> [DATASET EXTRACT]:
-=-=-=-=-

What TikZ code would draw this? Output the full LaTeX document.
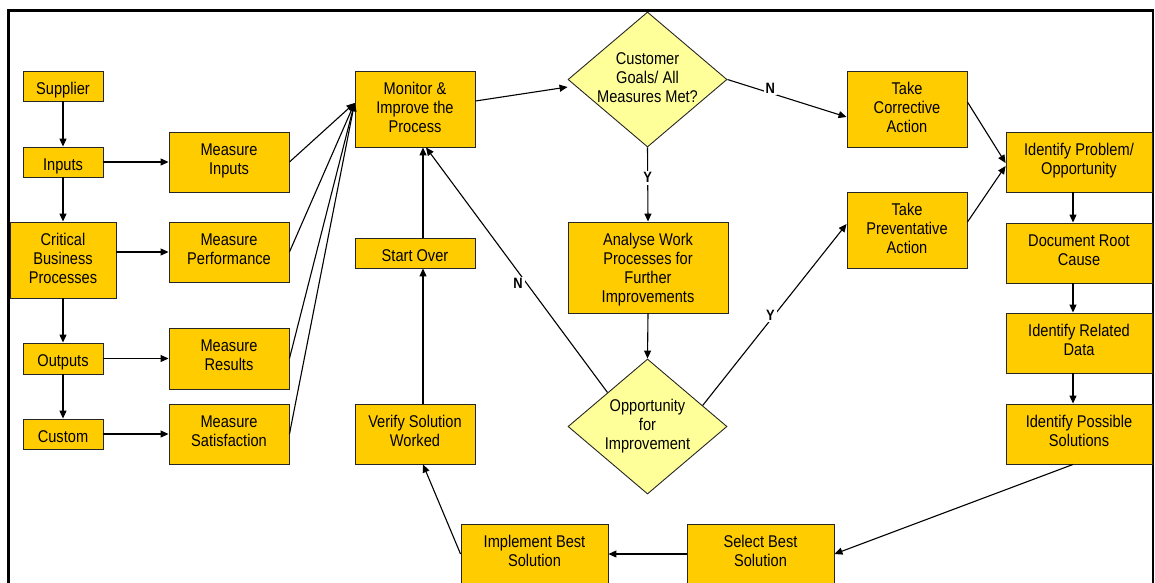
\documentclass[tikz,border=0pt]{standalone}
\usepackage{fontspec}
\setmainfont{Liberation Sans}[FakeStretch=0.86]
\usetikzlibrary{shapes.geometric,arrows.meta,calc}
\definecolor{boxgold}{HTML}{FFCC00}
\definecolor{diafill}{HTML}{FFFF99}
% struts that hang the text from the top of its box
\newcommand\tbtop{\rule{0pt}{23.5pt}}
\newcommand\tbbot[1]{\rule[-#1pt]{0pt}{#1pt}}
\begin{document}
\begin{tikzpicture}[x=1pt,y=-1pt,
  font=\fontsize{17}{19}\selectfont,
  wh/.style 2 args={minimum width=#1pt, minimum height=#2pt},
  box/.style={draw=black!85, fill=boxgold, line width=0.9pt, align=center, inner sep=0pt},
  dia/.style={diamond, draw=black!85, fill=diafill, line width=0.9pt, inner sep=0pt,
              minimum width=159pt, minimum height=135pt},
  txt/.style={align=center, inner sep=0pt},
  flow/.style={line width=1.1pt, -{Triangle[length=8pt,width=7pt]}},
  yn/.style={fill=white, font=\fontsize{15}{17}\selectfont\bfseries, inner sep=2pt}]
\useasboundingbox (0,0) rectangle (1155,582);
\clip (0,0) rectangle (1155,582);

% frame
\draw[line width=3pt] (7,10.5) -- (1153.5,10.5);
\draw[line width=3pt] (8.5,9) -- (8.5,590);
\draw[line width=1.2pt] (1153,10) -- (1153,590);

% left column: supply chain
\node[box, wh={80}{30}]  (sup) at (63,86)    {\tbtop Supplier\tbbot{6}};
\node[box, wh={80}{30}]  (inp) at (63,162)   {\tbtop Inputs\tbbot{6}};
\node[box, wh={106}{76}] (cbp) at (63,260)   {\tbtop Critical\\Business\\Processes\tbbot{14}};
\node[box, wh={80}{31}]  (out) at (63,358.5) {\tbtop Outputs\tbbot{7}};
\node[box, wh={80}{30}]  (cus) at (63,434)   {\tbtop Custom\tbbot{6}};

% measurements
\node[box, wh={120}{60}] (mi) at (229,162)   {\tbtop Measure\\Inputs\tbbot{17}};
\node[box, wh={120}{60}] (mp) at (229,252)   {\tbtop Measure\\Performance\tbbot{17}};
\node[box, wh={120}{61}] (mr) at (229,358.5) {\tbtop Measure\\Results\tbbot{18}};
\node[box, wh={120}{60}] (ms) at (229,434)   {\tbtop Measure\\Satisfaction\tbbot{17}};

% improvement loop
\node[box, wh={120}{76}] (mon) at (415,109) {\tbtop Monitor \&\\Improve the\\Process\tbbot{14}};
\node[box, wh={120}{30}] (so)  at (415,253) {\tbtop Start Over\tbbot{6}};
\node[box, wh={120}{60}] (vs)  at (415,434) {\tbtop Verify Solution\\Worked\tbbot{17}};

\node[dia] (d1) at (647.5,79.5) {};
\node[txt] (d1t) at (647.5,77.5) {Customer\\Goals/ All\\Measures Met?};
\node[box, wh={160}{91}] (an) at (648,267.5) {\tbtop Analyse Work\\Processes for\\Further\\Improvements\tbbot{10}};
\node[dia] (d2) at (647.5,426.5) {};
\node[txt] (d2t) at (647.5,426.5) {Opportunity\\for\\Improvement};

\node[box, wh={120}{76}] (tc) at (907,109) {\tbtop Take\\Corrective\\Action\tbbot{14}};
\node[box, wh={120}{76}] (tp) at (907,230) {\tbtop Take\\Preventative\\Action\tbbot{14}};

% problem solving column
\node[box, wh={146}{60}] (ip)  at (1079,162) {\tbtop Identify Problem/\\Opportunity\tbbot{17}};
\node[box, wh={146}{60}] (dr)  at (1079,253) {\tbtop Document Root\\Cause\tbbot{17}};
\node[box, wh={146}{60}] (ir)  at (1079,343) {\tbtop Identify Related\\Data\tbbot{17}};
\node[box, wh={146}{60}] (ips) at (1079,434) {\tbtop Identify Possible\\Solutions\tbbot{17}};
\node[box, wh={147}{60}] (sb)  at (760.5,554) {\tbtop Select Best\\Solution\tbbot{17}};
\node[box, wh={147}{60}] (ib)  at (534.5,554) {\tbtop Implement Best\\Solution\tbbot{17}};

% connectors
\draw[flow] (sup) -- (inp);
\draw[flow] (inp) -- (cbp);
\draw[flow] (cbp) -- (out);
\draw[flow] (out) -- (cus);
\draw[flow] (inp) -- (mi);
\draw[flow] (cbp.east |- mp) -- (mp);
\draw[flow] (out) -- (mr);
\draw[flow] (cus) -- (ms);

\coordinate (monin) at ([yshift=6pt]mon.west);
\draw[flow] (mi.east) -- (monin);
\draw[flow] (mp.east) -- (monin);
\draw[flow] (mr.east) -- (monin);
\draw[flow] (ms.east) -- (monin);

\coordinate (d1in) at ([yshift=-7.5pt]d1.west);
\draw[flow] ([yshift=8pt]mon.east) -- (d1in);
\draw[flow] (d1.east) -- node[yn, pos=0.36, yshift=5pt] {N} ([yshift=-8pt]tc.west);
\draw[flow] (d1.south) -- node[yn, pos=0.41] {Y} (an.north);
\draw[flow] (an.south) -- (d2.north);
\draw[flow] (d2.north west) -- node[yn, pos=0.46, xshift=-6pt, yshift=-4pt] {N} ([xshift=11pt]mon.south);
\draw[flow] ($(d2.north)!0.69!(d2.east)$) -- node[yn, pos=0.47, yshift=5pt] {Y} ([yshift=6pt]tp.west);

\draw[flow] ([yshift=7pt]tc.east) -- ([yshift=-1pt]ip.west);
\draw[flow] ([yshift=8pt]tp.east) -- ([yshift=-4pt]ip.west);

\draw[flow] ([xshift=-6pt]ip.south) -- ([xshift=-6pt]dr.north);
\draw[flow] ([xshift=-6pt]dr.south) -- ([xshift=-6pt]ir.north);
\draw[flow] ([xshift=-6pt]ir.south) -- ([xshift=-6pt]ips.north);
\draw[flow] ([xshift=-6pt]ips.south) -- (sb.east);
\draw[flow] (sb.west) -- (ib.east);
\draw[flow] (ib.west) -- ([xshift=8pt]vs.south);
\draw[flow] ([xshift=8pt]vs.north) -- ([xshift=8pt]so.south);
\draw[flow] ([xshift=8pt]so.north) -- ([xshift=8pt]mon.south);
\end{tikzpicture}
\end{document}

-=-=-=-=-

Write out exactly the lines between the start of the data and the line with "(ms) at (229,434)", including both, but none of the pictures.

> [TASK RESULT]:
What TikZ code would draw this? Output the full LaTeX document.
\documentclass[tikz,border=0pt]{standalone}
\usepackage{fontspec}
\setmainfont{Liberation Sans}[FakeStretch=0.86]
\usetikzlibrary{shapes.geometric,arrows.meta,calc}
\definecolor{boxgold}{HTML}{FFCC00}
\definecolor{diafill}{HTML}{FFFF99}
% struts that hang the text from the top of its box
\newcommand\tbtop{\rule{0pt}{23.5pt}}
\newcommand\tbbot[1]{\rule[-#1pt]{0pt}{#1pt}}
\begin{document}
\begin{tikzpicture}[x=1pt,y=-1pt,
  font=\fontsize{17}{19}\selectfont,
  wh/.style 2 args={minimum width=#1pt, minimum height=#2pt},
  box/.style={draw=black!85, fill=boxgold, line width=0.9pt, align=center, inner sep=0pt},
  dia/.style={diamond, draw=black!85, fill=diafill, line width=0.9pt, inner sep=0pt,
              minimum width=159pt, minimum height=135pt},
  txt/.style={align=center, inner sep=0pt},
  flow/.style={line width=1.1pt, -{Triangle[length=8pt,width=7pt]}},
  yn/.style={fill=white, font=\fontsize{15}{17}\selectfont\bfseries, inner sep=2pt}]
\useasboundingbox (0,0) rectangle (1155,582);
\clip (0,0) rectangle (1155,582);

% frame
\draw[line width=3pt] (7,10.5) -- (1153.5,10.5);
\draw[line width=3pt] (8.5,9) -- (8.5,590);
\draw[line width=1.2pt] (1153,10) -- (1153,590);

% left column: supply chain
\node[box, wh={80}{30}]  (sup) at (63,86)    {\tbtop Supplier\tbbot{6}};
\node[box, wh={80}{30}]  (inp) at (63,162)   {\tbtop Inputs\tbbot{6}};
\node[box, wh={106}{76}] (cbp) at (63,260)   {\tbtop Critical\\Business\\Processes\tbbot{14}};
\node[box, wh={80}{31}]  (out) at (63,358.5) {\tbtop Outputs\tbbot{7}};
\node[box, wh={80}{30}]  (cus) at (63,434)   {\tbtop Custom\tbbot{6}};

% measurements
\node[box, wh={120}{60}] (mi) at (229,162)   {\tbtop Measure\\Inputs\tbbot{17}};
\node[box, wh={120}{60}] (mp) at (229,252)   {\tbtop Measure\\Performance\tbbot{17}};
\node[box, wh={120}{61}] (mr) at (229,358.5) {\tbtop Measure\\Results\tbbot{18}};
\node[box, wh={120}{60}] (ms) at (229,434)   {\tbtop Measure\\Satisfaction\tbbot{17}};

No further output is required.